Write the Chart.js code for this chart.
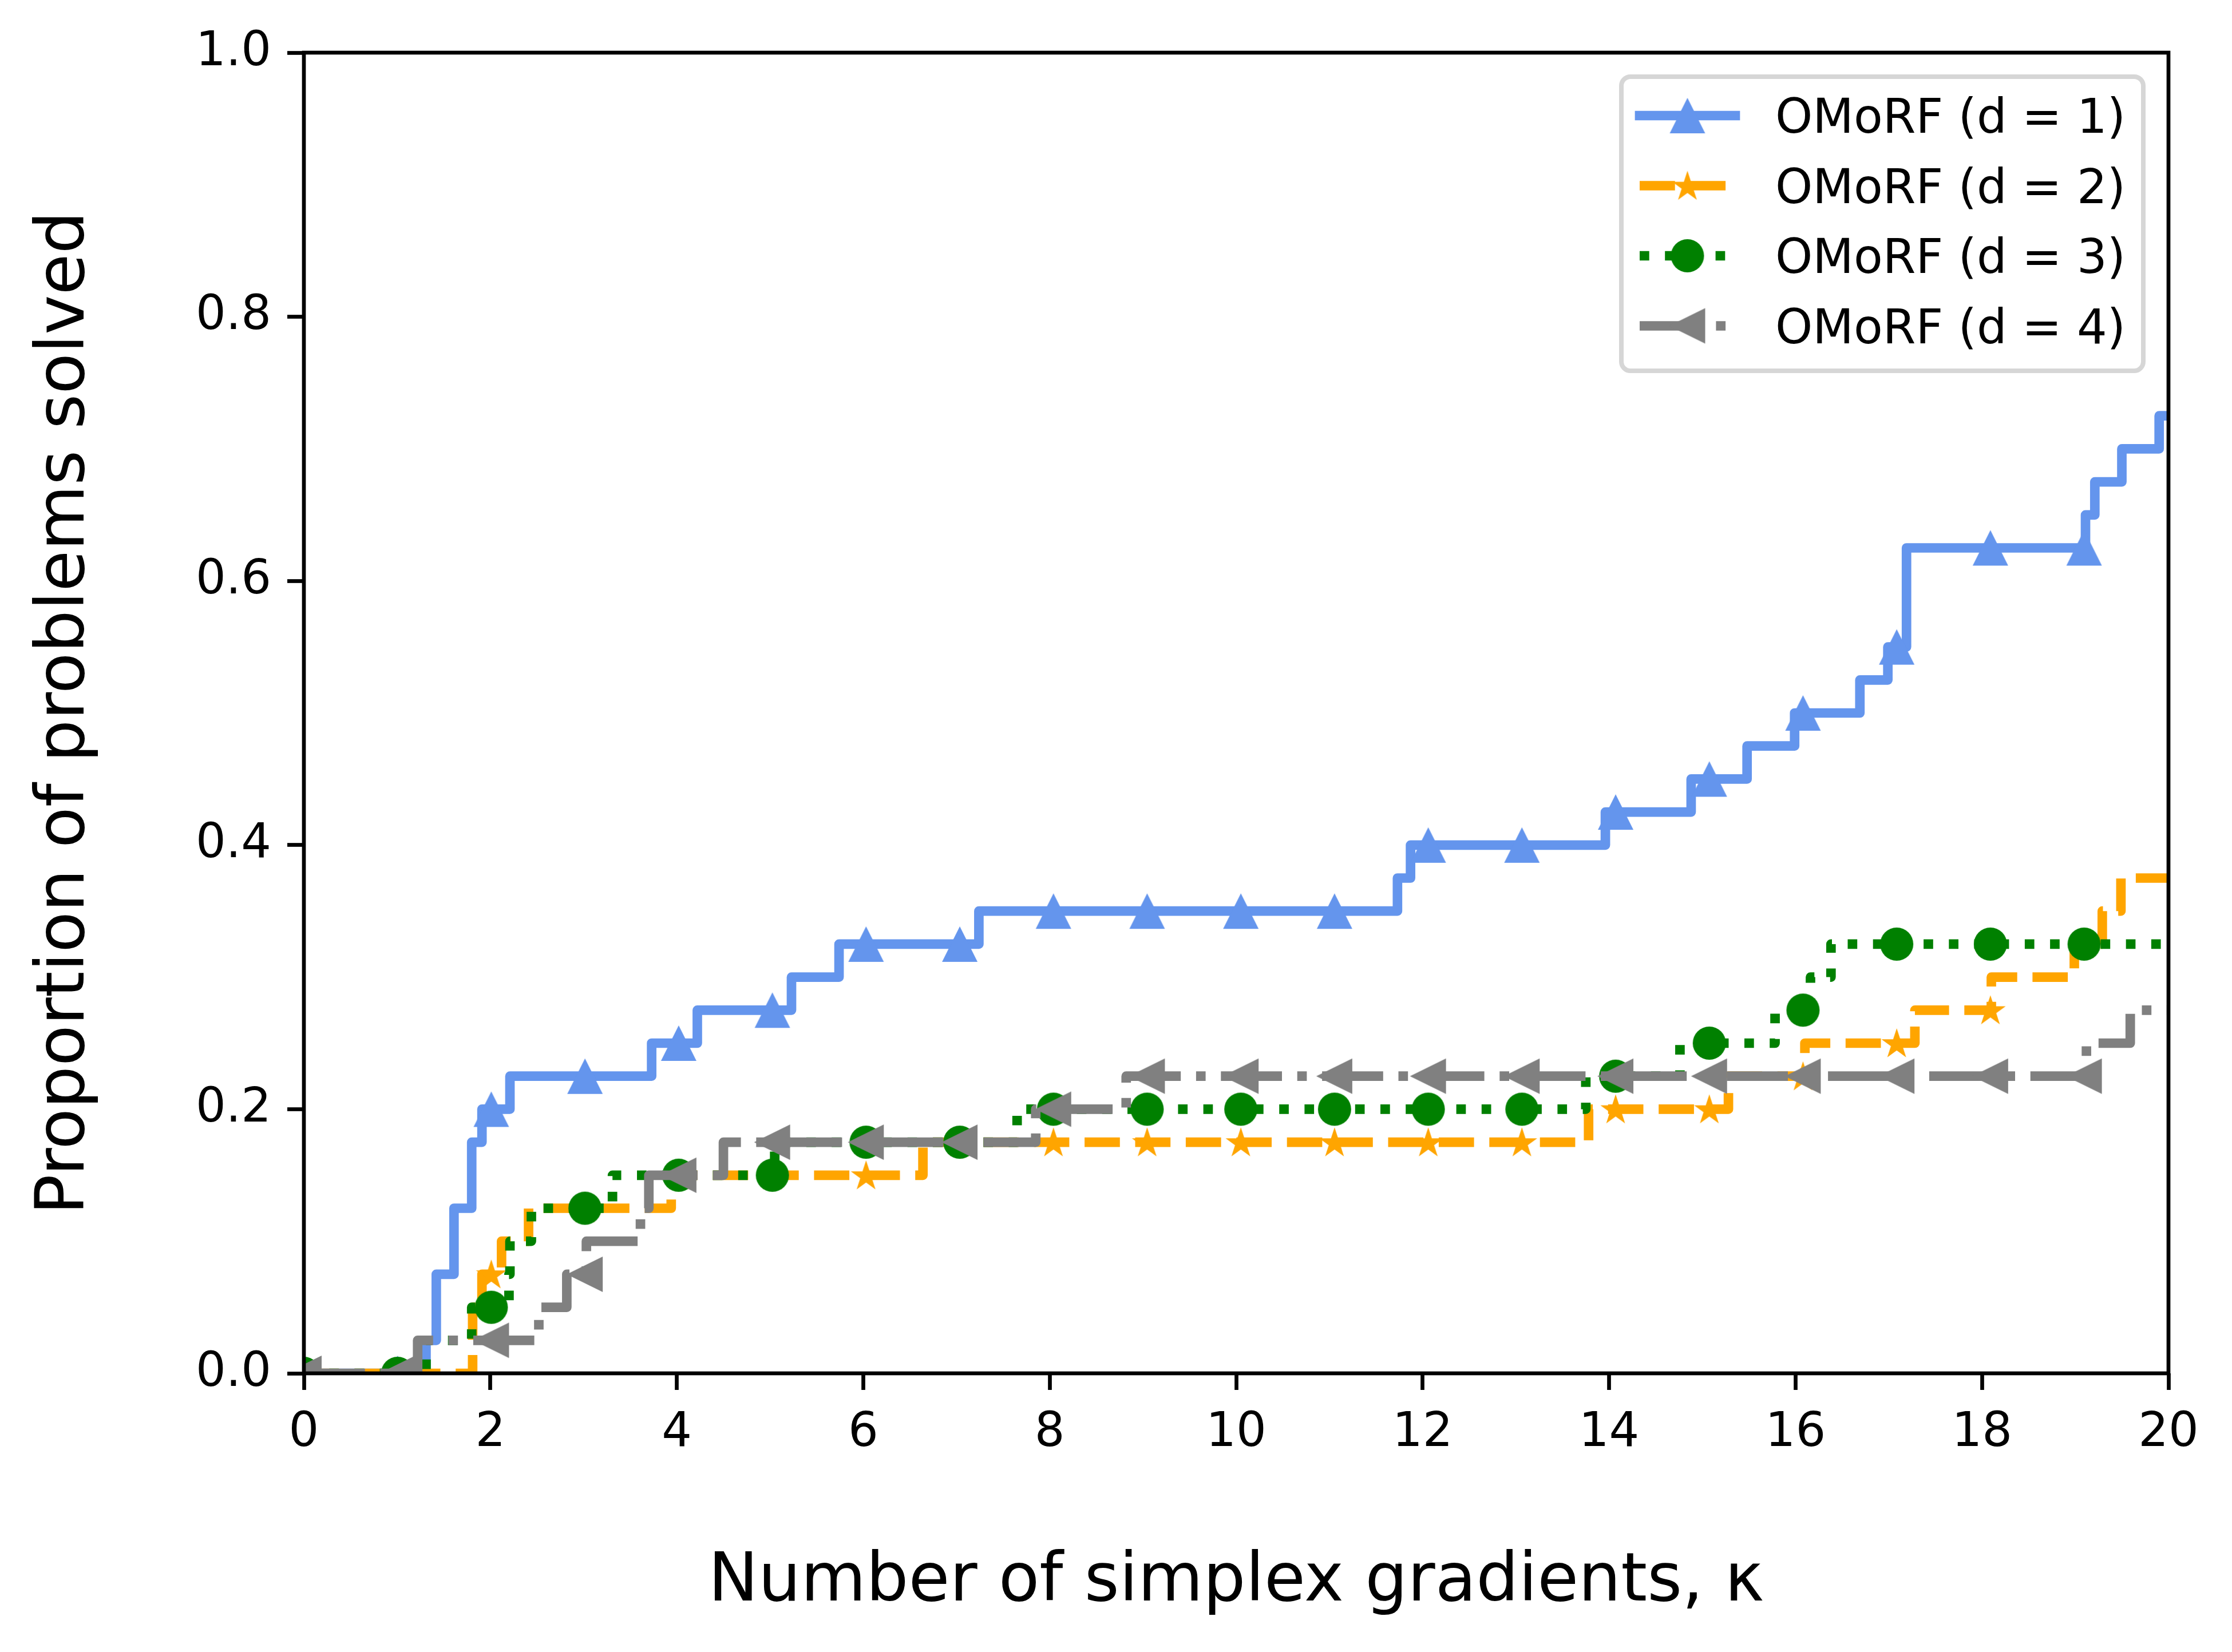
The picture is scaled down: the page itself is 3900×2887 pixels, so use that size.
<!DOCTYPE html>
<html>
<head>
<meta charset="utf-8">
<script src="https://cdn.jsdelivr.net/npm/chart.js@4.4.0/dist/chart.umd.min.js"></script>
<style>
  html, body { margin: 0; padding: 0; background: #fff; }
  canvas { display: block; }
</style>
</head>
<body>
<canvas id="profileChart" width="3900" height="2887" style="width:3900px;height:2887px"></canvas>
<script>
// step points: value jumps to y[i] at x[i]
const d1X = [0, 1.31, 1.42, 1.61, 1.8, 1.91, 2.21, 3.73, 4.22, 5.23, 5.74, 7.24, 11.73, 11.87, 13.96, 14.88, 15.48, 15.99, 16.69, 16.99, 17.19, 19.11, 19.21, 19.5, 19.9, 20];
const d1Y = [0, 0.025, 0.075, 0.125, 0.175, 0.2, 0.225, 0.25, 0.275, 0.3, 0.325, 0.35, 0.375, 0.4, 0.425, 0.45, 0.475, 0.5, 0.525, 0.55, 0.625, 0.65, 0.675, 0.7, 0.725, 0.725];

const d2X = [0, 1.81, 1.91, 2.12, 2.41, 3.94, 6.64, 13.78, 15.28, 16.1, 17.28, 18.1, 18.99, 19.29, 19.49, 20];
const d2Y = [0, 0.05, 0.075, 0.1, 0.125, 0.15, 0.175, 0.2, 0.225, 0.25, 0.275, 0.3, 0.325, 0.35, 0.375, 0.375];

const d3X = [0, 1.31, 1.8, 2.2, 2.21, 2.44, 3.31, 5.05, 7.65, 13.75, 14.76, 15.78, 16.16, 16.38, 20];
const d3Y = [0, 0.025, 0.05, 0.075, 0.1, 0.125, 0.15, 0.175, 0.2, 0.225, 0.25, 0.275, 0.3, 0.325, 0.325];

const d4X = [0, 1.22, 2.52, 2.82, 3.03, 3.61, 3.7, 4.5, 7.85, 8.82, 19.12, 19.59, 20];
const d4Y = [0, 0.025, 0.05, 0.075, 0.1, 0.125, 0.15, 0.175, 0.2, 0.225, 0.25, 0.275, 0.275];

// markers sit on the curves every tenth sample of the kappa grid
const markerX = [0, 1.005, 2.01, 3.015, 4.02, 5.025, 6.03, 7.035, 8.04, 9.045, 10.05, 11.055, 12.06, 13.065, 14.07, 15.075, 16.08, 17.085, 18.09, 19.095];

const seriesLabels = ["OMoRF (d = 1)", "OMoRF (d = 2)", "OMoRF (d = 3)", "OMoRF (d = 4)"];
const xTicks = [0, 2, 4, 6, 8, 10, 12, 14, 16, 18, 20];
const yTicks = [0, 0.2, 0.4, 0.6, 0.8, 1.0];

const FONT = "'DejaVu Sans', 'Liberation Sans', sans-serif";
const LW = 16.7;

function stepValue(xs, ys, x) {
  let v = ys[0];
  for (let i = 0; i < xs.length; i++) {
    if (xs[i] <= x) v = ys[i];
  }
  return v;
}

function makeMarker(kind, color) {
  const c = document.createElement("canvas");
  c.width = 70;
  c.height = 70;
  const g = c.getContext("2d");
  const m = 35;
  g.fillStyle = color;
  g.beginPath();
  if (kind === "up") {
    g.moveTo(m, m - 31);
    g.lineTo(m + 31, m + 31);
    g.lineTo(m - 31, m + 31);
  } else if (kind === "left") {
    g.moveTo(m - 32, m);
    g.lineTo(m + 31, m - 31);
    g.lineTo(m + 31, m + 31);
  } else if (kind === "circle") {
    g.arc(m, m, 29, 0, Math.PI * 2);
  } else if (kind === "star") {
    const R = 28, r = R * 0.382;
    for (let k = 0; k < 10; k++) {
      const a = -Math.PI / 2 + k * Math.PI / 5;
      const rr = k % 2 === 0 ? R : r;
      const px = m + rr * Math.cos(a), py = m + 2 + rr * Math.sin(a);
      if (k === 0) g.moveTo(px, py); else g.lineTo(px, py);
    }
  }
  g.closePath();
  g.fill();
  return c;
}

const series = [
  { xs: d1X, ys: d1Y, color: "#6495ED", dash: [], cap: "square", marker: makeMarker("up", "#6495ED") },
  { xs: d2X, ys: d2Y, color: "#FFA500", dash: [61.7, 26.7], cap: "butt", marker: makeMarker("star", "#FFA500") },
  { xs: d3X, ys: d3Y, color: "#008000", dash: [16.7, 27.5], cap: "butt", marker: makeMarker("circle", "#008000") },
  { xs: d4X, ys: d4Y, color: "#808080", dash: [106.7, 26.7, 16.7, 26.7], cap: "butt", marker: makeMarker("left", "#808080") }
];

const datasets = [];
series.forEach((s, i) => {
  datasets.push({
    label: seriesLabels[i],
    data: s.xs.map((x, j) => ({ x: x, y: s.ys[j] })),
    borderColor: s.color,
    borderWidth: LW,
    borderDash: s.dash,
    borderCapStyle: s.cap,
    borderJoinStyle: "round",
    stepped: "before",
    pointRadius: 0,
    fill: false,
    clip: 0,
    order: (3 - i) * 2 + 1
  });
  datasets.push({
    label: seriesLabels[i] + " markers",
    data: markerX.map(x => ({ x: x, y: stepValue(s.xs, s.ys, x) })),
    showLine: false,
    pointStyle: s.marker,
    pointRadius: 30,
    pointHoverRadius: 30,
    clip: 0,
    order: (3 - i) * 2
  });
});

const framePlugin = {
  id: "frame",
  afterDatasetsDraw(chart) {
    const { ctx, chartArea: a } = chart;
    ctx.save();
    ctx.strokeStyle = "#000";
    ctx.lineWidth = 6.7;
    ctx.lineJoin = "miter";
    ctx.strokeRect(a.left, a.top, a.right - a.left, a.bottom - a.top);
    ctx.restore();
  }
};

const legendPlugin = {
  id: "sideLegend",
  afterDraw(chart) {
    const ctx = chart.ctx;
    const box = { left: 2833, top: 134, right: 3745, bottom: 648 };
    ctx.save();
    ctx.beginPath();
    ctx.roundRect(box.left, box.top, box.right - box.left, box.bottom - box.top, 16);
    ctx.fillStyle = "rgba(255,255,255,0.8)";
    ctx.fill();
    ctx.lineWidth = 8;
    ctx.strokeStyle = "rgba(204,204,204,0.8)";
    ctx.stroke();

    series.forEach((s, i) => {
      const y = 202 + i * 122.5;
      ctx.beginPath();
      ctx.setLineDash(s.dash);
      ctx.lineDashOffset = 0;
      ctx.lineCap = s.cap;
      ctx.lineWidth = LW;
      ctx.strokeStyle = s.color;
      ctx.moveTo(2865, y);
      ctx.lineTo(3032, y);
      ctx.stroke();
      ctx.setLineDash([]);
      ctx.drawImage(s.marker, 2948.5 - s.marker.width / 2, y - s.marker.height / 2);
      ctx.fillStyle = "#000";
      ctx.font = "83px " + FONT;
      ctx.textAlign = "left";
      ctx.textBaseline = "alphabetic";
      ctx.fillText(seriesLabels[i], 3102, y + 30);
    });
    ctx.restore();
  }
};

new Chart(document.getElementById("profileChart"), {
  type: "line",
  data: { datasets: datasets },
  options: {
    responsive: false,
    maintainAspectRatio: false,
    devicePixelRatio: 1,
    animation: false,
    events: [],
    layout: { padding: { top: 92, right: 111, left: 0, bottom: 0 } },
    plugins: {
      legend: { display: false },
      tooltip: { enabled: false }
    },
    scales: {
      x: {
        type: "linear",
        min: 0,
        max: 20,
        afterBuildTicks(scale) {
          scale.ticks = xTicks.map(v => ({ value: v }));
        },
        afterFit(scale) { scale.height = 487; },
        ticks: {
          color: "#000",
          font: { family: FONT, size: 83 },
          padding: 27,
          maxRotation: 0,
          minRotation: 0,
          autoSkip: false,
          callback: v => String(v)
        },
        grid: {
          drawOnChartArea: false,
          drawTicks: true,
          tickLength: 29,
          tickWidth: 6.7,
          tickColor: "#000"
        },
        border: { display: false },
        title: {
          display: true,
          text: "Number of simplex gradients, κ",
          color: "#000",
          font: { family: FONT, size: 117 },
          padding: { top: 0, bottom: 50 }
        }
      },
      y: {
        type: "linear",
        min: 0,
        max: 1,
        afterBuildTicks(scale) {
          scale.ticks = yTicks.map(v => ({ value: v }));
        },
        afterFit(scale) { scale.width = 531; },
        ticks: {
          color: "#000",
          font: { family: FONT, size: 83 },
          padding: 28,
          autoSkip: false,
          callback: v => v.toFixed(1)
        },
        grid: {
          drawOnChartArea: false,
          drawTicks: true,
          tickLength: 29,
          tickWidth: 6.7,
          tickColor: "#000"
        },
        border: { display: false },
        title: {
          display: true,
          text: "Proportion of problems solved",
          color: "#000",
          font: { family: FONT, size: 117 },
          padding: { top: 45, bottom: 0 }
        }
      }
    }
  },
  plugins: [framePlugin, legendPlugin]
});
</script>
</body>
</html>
------------------------
Task prompt: Leave out the pictures. Transcribe only the lines above, from the first through the one that contains "0.7, 0.725, 0.725];".

Expected answer:
Write the Chart.js code for this chart.
The picture is scaled down: the page itself is 3900×2887 pixels, so use that size.
<!DOCTYPE html>
<html>
<head>
<meta charset="utf-8">
<script src="https://cdn.jsdelivr.net/npm/chart.js@4.4.0/dist/chart.umd.min.js"></script>
<style>
  html, body { margin: 0; padding: 0; background: #fff; }
  canvas { display: block; }
</style>
</head>
<body>
<canvas id="profileChart" width="3900" height="2887" style="width:3900px;height:2887px"></canvas>
<script>
// step points: value jumps to y[i] at x[i]
const d1X = [0, 1.31, 1.42, 1.61, 1.8, 1.91, 2.21, 3.73, 4.22, 5.23, 5.74, 7.24, 11.73, 11.87, 13.96, 14.88, 15.48, 15.99, 16.69, 16.99, 17.19, 19.11, 19.21, 19.5, 19.9, 20];
const d1Y = [0, 0.025, 0.075, 0.125, 0.175, 0.2, 0.225, 0.25, 0.275, 0.3, 0.325, 0.35, 0.375, 0.4, 0.425, 0.45, 0.475, 0.5, 0.525, 0.55, 0.625, 0.65, 0.675, 0.7, 0.725, 0.725];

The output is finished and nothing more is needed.